High School Holocaust Education

In high school students engage in the academic study of the diversity of the Jewish experience during the Holocaust. The annual Yom HaShoah commemoration focuses on what we have lost as a community, with events of the day focused on commemoration and education. The student-led program features a memorial - or sacred marking of time, a vigil where the names of those who perished are read out loud, and an educational program. The program explores a different theme each year, with the ultimate goal of exposing students to the wide variety of stories and experiences of our people during the Holocaust. 

While all students participate in the annual Yom HaShoah observance, the primary focus of Holocaust study happens in 10th grade as part of the Modern Jewish History curriculum. Through their study of Jewish life in the modern age, students contextualize the Holocaust in a broader understanding of Jewish life in Europe from the time of settlement there. Students explore historical documents, memoirs, personal narratives, and listen to stories of survivors as they work to understand how the Holocaust happened and the impact it had on the development of Jewish identity and community in Europe and beyond.

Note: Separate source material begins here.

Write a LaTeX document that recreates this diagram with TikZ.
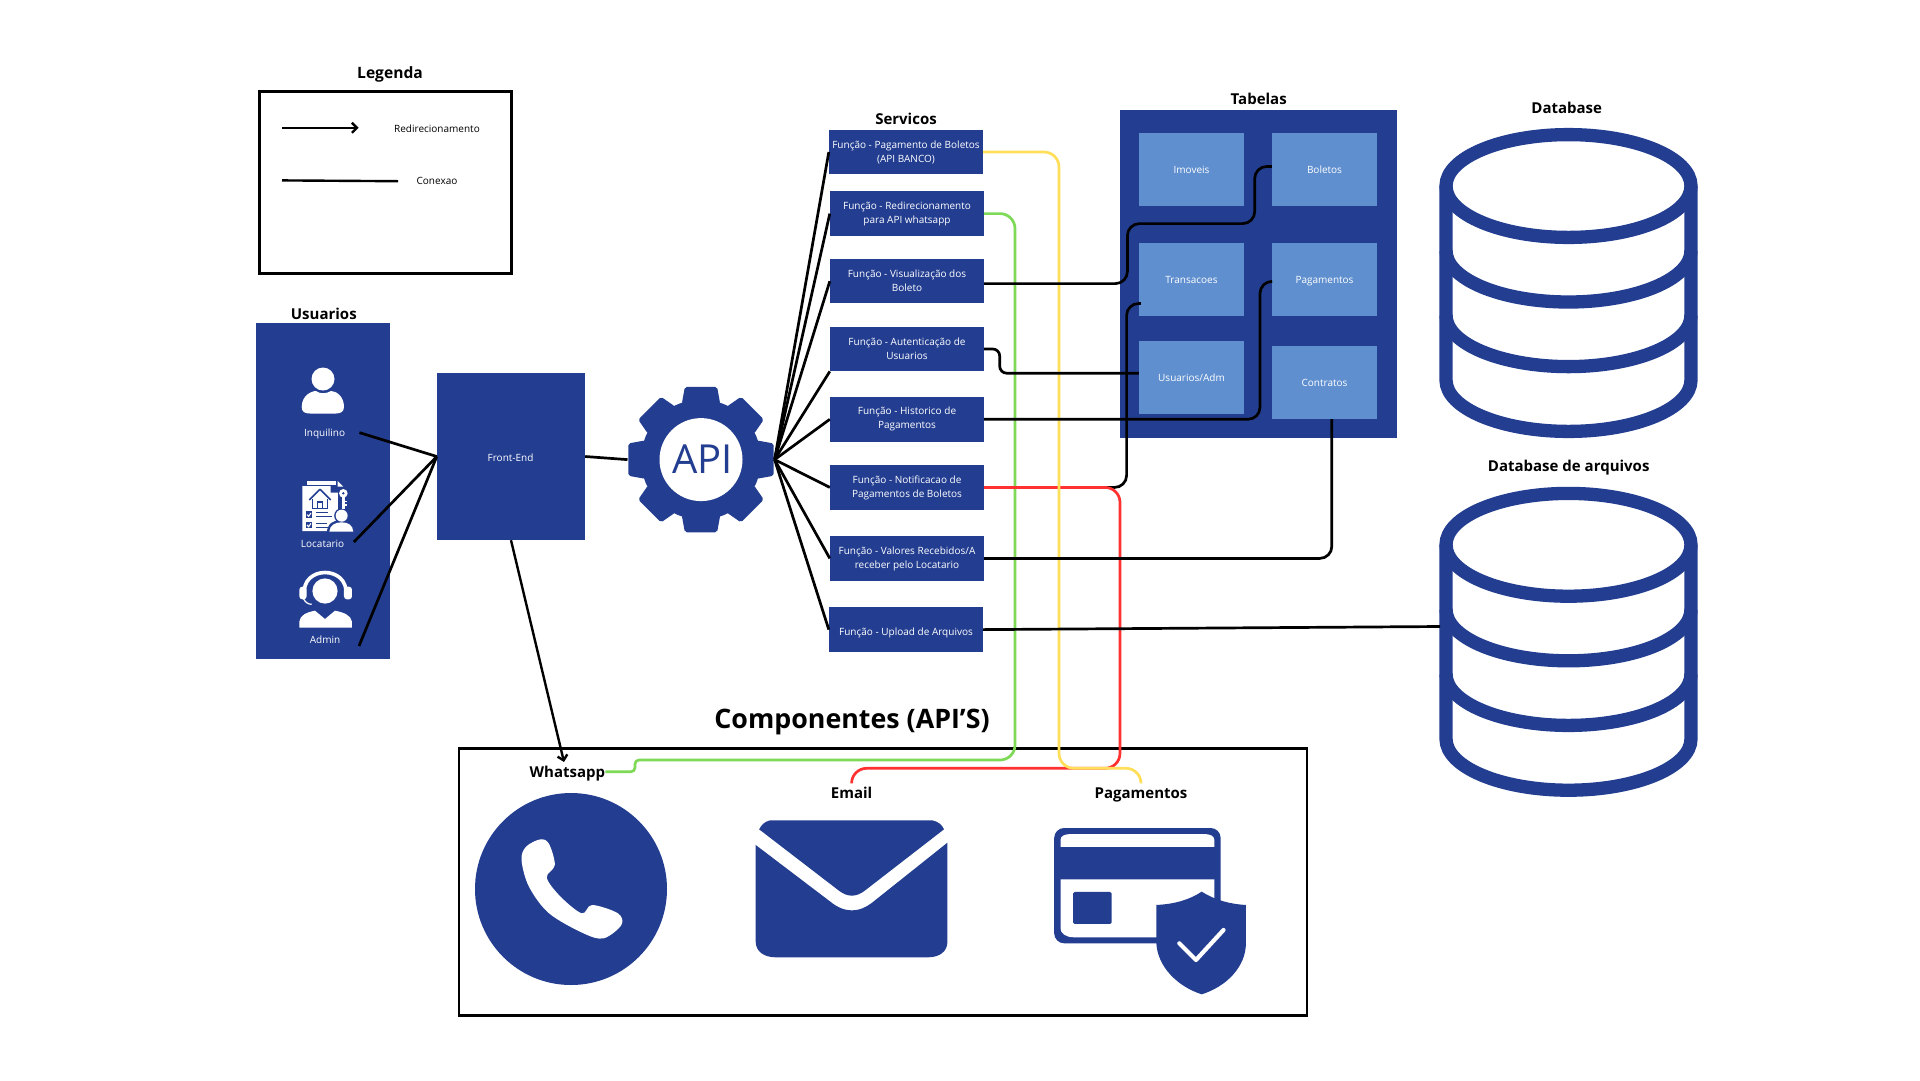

Students further their understanding of the Holocaust and post-Holocaust Jewish identity as part of our World Jewry course and their study of Modern Israel and American Jewish History. In these courses, they study what followed the Holocaust and the rebuilding of Jewish life around the world. The Jewish Text curriculum, too, engages in study of the Holocaust through a variety of lenses - from the understanding of triage and issuance of work permissions in the ghettos; to the reading of The Sunflower and discussions of theodicy, post-Holocaust theology, and a review of teshuvot (Rabbinic responsa) issued during and in response to the Holocaust.